The Quantbotics Verdict

Google’s announcement is a legitimate and impressive scientific achievement that pushes the entire field forward. It validates the long-term potential of quantum computing and justifies continued R&D investment.

However, for quantitative trading firms, it changes nothing today. Our focus must remain on:

Advanced Classical Computing: Continued innovation in machine learning, high-frequency data analysis, and optimization on classical hardware.

Quantum Readiness: Establishing a “Quantum Watch” function to monitor algorithmic developments, experimenting with quantum-inspired algorithms that run on classical hardware, and building in-house expertise in quantum information science.
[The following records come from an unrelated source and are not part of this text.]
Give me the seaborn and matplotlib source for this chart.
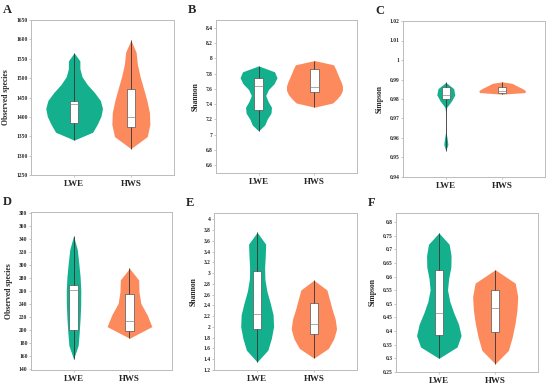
import numpy as np
import pandas as pd
import matplotlib
matplotlib.use('Agg')
import matplotlib.pyplot as plt
import seaborn as sns
from matplotlib.ticker import MultipleLocator, FuncFormatter

sns.set_style('white')
plt.rcParams['font.family'] = ['Liberation Serif', 'DejaVu Serif']
plt.rcParams['font.weight'] = 'bold'

groups = ['LWE', 'HWS']
colors = ['#14b08e', '#fd8a5c']

# sample values (per panel, per group)
a_lwe = [1340, 1378, 1385, 1430, 1434, 1438, 1450, 1565]
a_hws = [1318, 1360, 1380, 1395, 1405, 1470, 1480, 1598]
b_lwe = [7.05, 7.28, 7.32, 7.40, 7.64, 7.72, 7.74, 7.80, 7.90]
b_hws = [7.36, 7.50, 7.56, 7.60, 7.62, 7.70, 7.86, 7.90, 7.97]
c_lwe = [0.9535, 0.9580, 0.9800, 0.9803, 0.9810, 0.9818, 0.9822, 0.9840, 0.9860, 0.9868, 0.9878, 0.9885]
c_hws = [0.9825, 0.9830, 0.9834, 0.9838, 0.9845, 0.9860, 0.9865, 0.9888]
d_lwe = [155, 190, 198, 202, 240, 262, 265, 268, 272, 300, 345]
d_hws = [187, 192, 196, 198, 203, 208, 213, 216, 222, 255, 268, 280, 295]
e_lwe = [1.35, 1.80, 1.96, 2.10, 2.25, 2.45, 3.04, 3.55, 3.76]
e_hws = [1.42, 1.75, 1.87, 1.95, 2.05, 2.20, 2.45, 2.60, 2.87]
f_lwe = [0.30, 0.36, 0.38, 0.39, 0.40, 0.467, 0.50, 0.60, 0.65, 0.69, 0.76]
f_hws = [0.28, 0.36, 0.395, 0.44, 0.483, 0.52, 0.55, 0.58, 0.625]

panels = [
    # letter, lwe, hws, ylabel, ylim, tick step, axes rect (px: l, t, r, b), widths, bw_adjust, gridsize
    ('A', a_lwe, a_hws, 'Observed species', (1250, 1650), 50, (31, 20, 174, 175), (1.0, 0.67), (0.9, 0.9), (12, 10)),
    ('B', b_lwe, b_hws, 'Shannon', (6.5, 8.5), 0.2, (216, 20, 357, 173), (0.66, 1.0), (0.55, 1.1), (12, 12)),
    ('C', c_lwe, c_hws, 'Simpson', (0.94, 1.02), 0.01, (403, 21, 545, 177), (0.32, 0.83), (0.35, 1.2), (12, 9)),
    ('D', d_lwe, d_hws, 'Observed species', (138, 382), 20, (31, 212, 172, 370), (0.26, 0.8), (1.2, 1.0), (10, 7)),
    ('E', e_lwe, e_hws, 'Shannon', (1.2, 4.12), 0.2, (214, 213, 357, 370), (0.58, 0.8), (0.7, 0.9), (12, 9)),
    ('F', f_lwe, f_hws, 'Simpson', (0.25, 0.833), 0.05, (396, 213, 538, 372), (0.79, 0.8), (0.55, 0.9), (12, 8)),
]

W, H = 550, 386
fig = plt.figure(figsize=(5.5, 3.86), dpi=100)

for letter, lwe, hws, ylab, ylim, step, rect, widths, bws, grids in panels:
    l, t, r, b = rect
    ax = fig.add_axes([l / W, 1 - b / H, (r - l) / W, (b - t) / H])
    df = pd.DataFrame({'group': ['LWE'] * len(lwe) + ['HWS'] * len(hws),
                       'value': lwe + hws})
    for g, col, vw, bw, gs in zip(groups, colors, widths, bws, grids):
        sns.violinplot(data=df[df['group'] == g], x='group', y='value', order=groups,
                       color=col, saturation=1, cut=0, inner=None, linewidth=0,
                       width=vw, bw_adjust=bw, density_norm='width', gridsize=gs,
                       ax=ax)
    # pinch the violin ends to a point, like the original polygons
    for coll in ax.collections:
        new = []
        for p in coll.get_paths():
            v = p.vertices.copy()
            cx = (v[:, 0].min() + v[:, 0].max()) / 2
            ends = np.isclose(v[:, 1], v[:, 1].min()) | np.isclose(v[:, 1], v[:, 1].max())
            v[ends, 0] = cx
            new.append(v)
        coll.set_verts(new)
    sns.boxplot(data=df, x='group', y='value', order=groups, width=0.15,
                whis=(0, 100), showfliers=False, showcaps=False,
                boxprops=dict(facecolor='white', edgecolor='#555555', linewidth=0.5),
                medianprops=dict(color='#888888', linewidth=0.5),
                whiskerprops=dict(color='#333333', linewidth=0.6),
                ax=ax)
    ax.set_xlim(-0.76, 1.76)
    ax.set_ylim(*ylim)
    ax.yaxis.set_major_locator(MultipleLocator(step))
    ax.yaxis.set_major_formatter(FuncFormatter(lambda v, p: '%g' % round(v, 4)))
    ax.set_xlabel('')
    ax.set_ylabel(ylab, fontsize=5.5, fontweight='bold', labelpad=4)
    ax.tick_params(axis='y', labelsize=4, length=1.5, width=0.4, pad=1,
                   left=True, color='#999999')
    ax.tick_params(axis='x', labelsize=6.5, length=1.5, width=0.4, pad=2,
                   bottom=True, color='#999999')
    for s in ax.spines.values():
        s.set_color('#bbbbbb')
        s.set_linewidth(0.7)
    fig.text((l - 28) / W, 1 - (t - 7) / H, letter, fontsize=9, fontweight='bold',
             ha='left', va='baseline')

fig.savefig('out.png', dpi=100)
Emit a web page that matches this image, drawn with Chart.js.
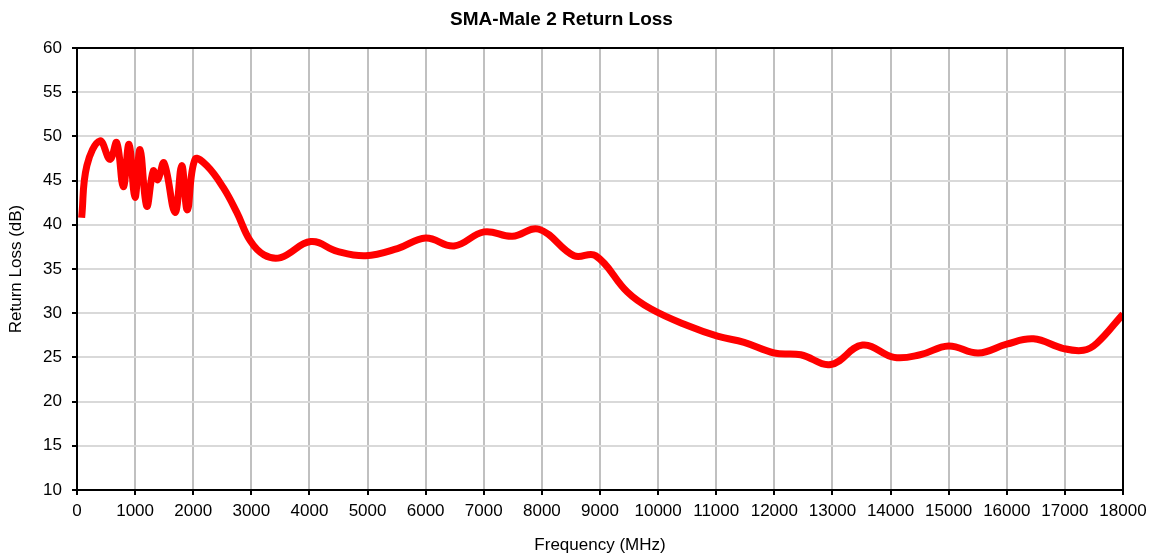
<!DOCTYPE html>
<html>
<head>
<meta charset="utf-8">
<title>SMA-Male 2 Return Loss</title>
<script src="https://cdn.jsdelivr.net/npm/chart.js@4/dist/chart.umd.min.js"></script>
<style>
  html, body { margin: 0; padding: 0; background: #fff; }
  #wrap { width: 1154px; height: 558px; }
</style>
</head>
<body>
<div id="wrap"><canvas id="rlChart" width="1154" height="558"></canvas></div>
<script>
// Frequency points (MHz)
const freqMHz = [
    80, 170, 396, 568, 683, 797, 895, 998, 1084, 1200,
    1313, 1389, 1497, 1687, 1802, 1899, 2031, 2232, 2518, 2750,
    2980, 3218, 3505, 4022, 4481, 4968, 5514, 6000, 6488, 7004,
    7492, 7950, 8553, 8926, 9471, 9873, 10505, 11021, 11480, 11997,
    12456, 12972, 13518, 14062, 14510, 14998, 15510, 16000, 16460, 16976,
    17320, 17550, 18000
];

// Return loss (dB) at each frequency point
const returnLossDb = [
    40.8, 46.7, 49.5, 47.4, 49.3, 44.3, 49.1, 43.1, 48.5, 42.1,
    46.1, 45.1, 47.0, 41.4, 46.7, 41.7, 47.4, 46.7, 44.2, 41.4,
    38.2, 36.6, 36.3, 38.1, 37.0, 36.5, 37.3, 38.5, 37.6, 39.2,
    38.7, 39.5, 36.5, 36.5, 32.4, 30.5, 28.6, 27.4, 26.7, 25.5,
    25.3, 24.2, 26.4, 25.0, 25.3, 26.3, 25.5, 26.5, 27.1, 26.0,
    25.8, 26.6, 29.9
];

// Axis ranges / ticks
const xTicks = { min: 0, max: 18000, step: 1000 };
const yTicks = { min: 10, max: 60, step: 5 };

const FONT = "'Liberation Sans', Arial, sans-serif";

// draws the top and right edges of the plot box
const frameBox = {
    id: 'frameBox',
    afterDraw(chart) {
        const { ctx, chartArea: a } = chart;
        ctx.save();
        ctx.strokeStyle = '#000';
        ctx.lineWidth = 2;
        ctx.beginPath();
        ctx.moveTo(a.left, a.top);
        ctx.lineTo(a.right, a.top);
        ctx.lineTo(a.right, a.bottom);
        ctx.stroke();
        ctx.restore();
    }
};

function displayChart() {
    const ctx = document.getElementById('rlChart').getContext('2d');
    const points = freqMHz.map((f, i) => ({ x: f, y: returnLossDb[i] }));

    new Chart(ctx, {
        type: 'line',
        data: {
            datasets: [{
                label: 'Return Loss',
                data: points,
                borderColor: '#ff0000',
                backgroundColor: '#ff0000',
                borderWidth: 7,
                pointRadius: 0,
                tension: 0.4,
                fill: false
            }]
        },
        options: {
            responsive: false,
            animation: false,
            layout: { padding: { left: 0, right: 31, top: 0, bottom: 0 } },
            plugins: {
                legend: { display: false },
                tooltip: { enabled: false },
                title: {
                    display: true,
                    text: 'SMA-Male 2 Return Loss',
                    color: '#000',
                    font: { family: FONT, size: 19, weight: 'bold' },
                    padding: { top: 8.6, bottom: 16.6 }
                }
            },
            scales: {
                x: {
                    type: 'linear',
                    min: xTicks.min,
                    max: xTicks.max,
                    afterFit(scale) { scale.height = 68; },
                    ticks: {
                        stepSize: xTicks.step,
                        color: '#000',
                        padding: 6,
                        maxRotation: 0,
                        autoSkip: false,
                        font: { family: FONT, size: 17 },
                        callback: (v) => String(v)
                    },
                    grid: {
                        color: '#c0c0c0',
                        lineWidth: 2,
                        tickLength: 5,
                        tickColor: '#000'
                    },
                    border: { color: '#000', width: 2 },
                    title: {
                        display: true,
                        text: 'Frequency (MHz)',
                        color: '#000',
                        font: { family: FONT, size: 17 },
                        padding: { top: 0, bottom: 2 }
                    }
                },
                y: {
                    min: yTicks.min,
                    max: yTicks.max,
                    afterFit(scale) { scale.width = 77; },
                    ticks: {
                        stepSize: yTicks.step,
                        color: '#000',
                        padding: 10,
                        font: { family: FONT, size: 17 },
                        callback: (v) => String(v)
                    },
                    grid: {
                        color: '#d9d9d9',
                        lineWidth: 2,
                        tickLength: 5,
                        tickColor: '#000'
                    },
                    border: { color: '#000', width: 2 },
                    title: {
                        display: true,
                        text: 'Return Loss (dB)',
                        color: '#000',
                        font: { family: FONT, size: 17 },
                        padding: { top: 6.5, bottom: 0 }
                    }
                }
            }
        },
        plugins: [frameBox]
    });
}

window.onload = () => {
    displayChart();
};
</script>
</body>
</html>
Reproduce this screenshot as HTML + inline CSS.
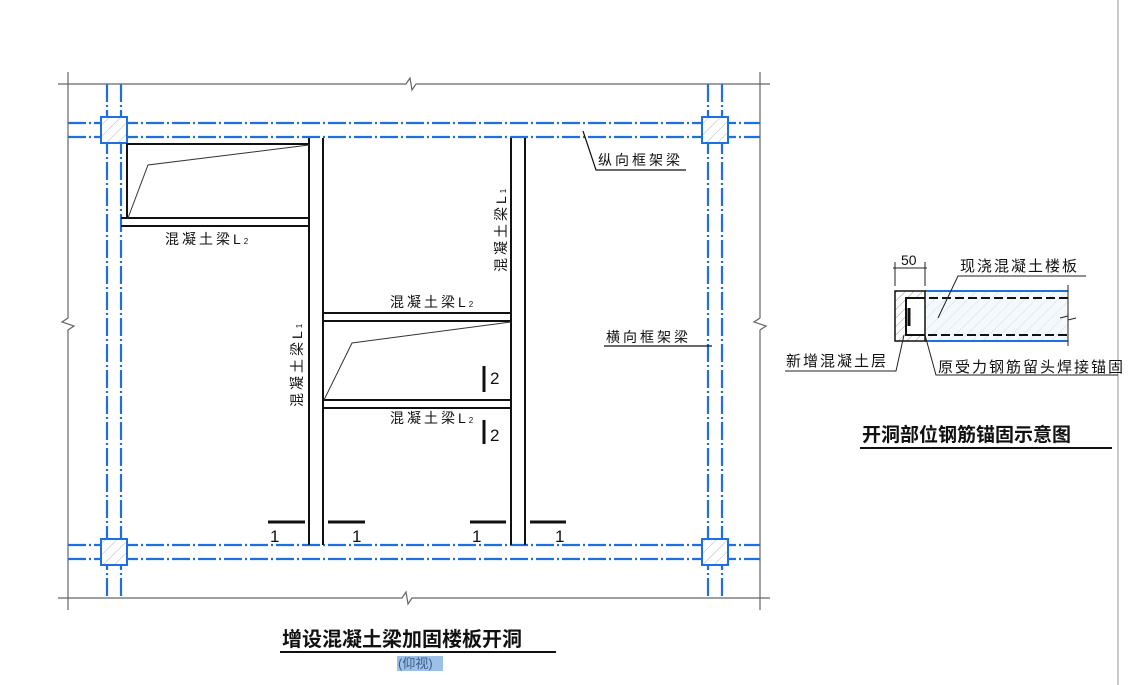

Realistic Piloting: In 2-3 years, we may begin piloting quantum algorithms for specific, discrete problems like certain types of Monte Carlo simulations or combinatorial optimization, likely via cloud access to quantum processors.

In conclusion, while “Quantum Echoes” is a resonant signal from the future, the noise of the present—market volatility, data quality, and execution speed – will continue to be the primary determinants of trading success. We celebrate the breakthrough but remain committed to a strategy driven by pragmatic, deployable technology.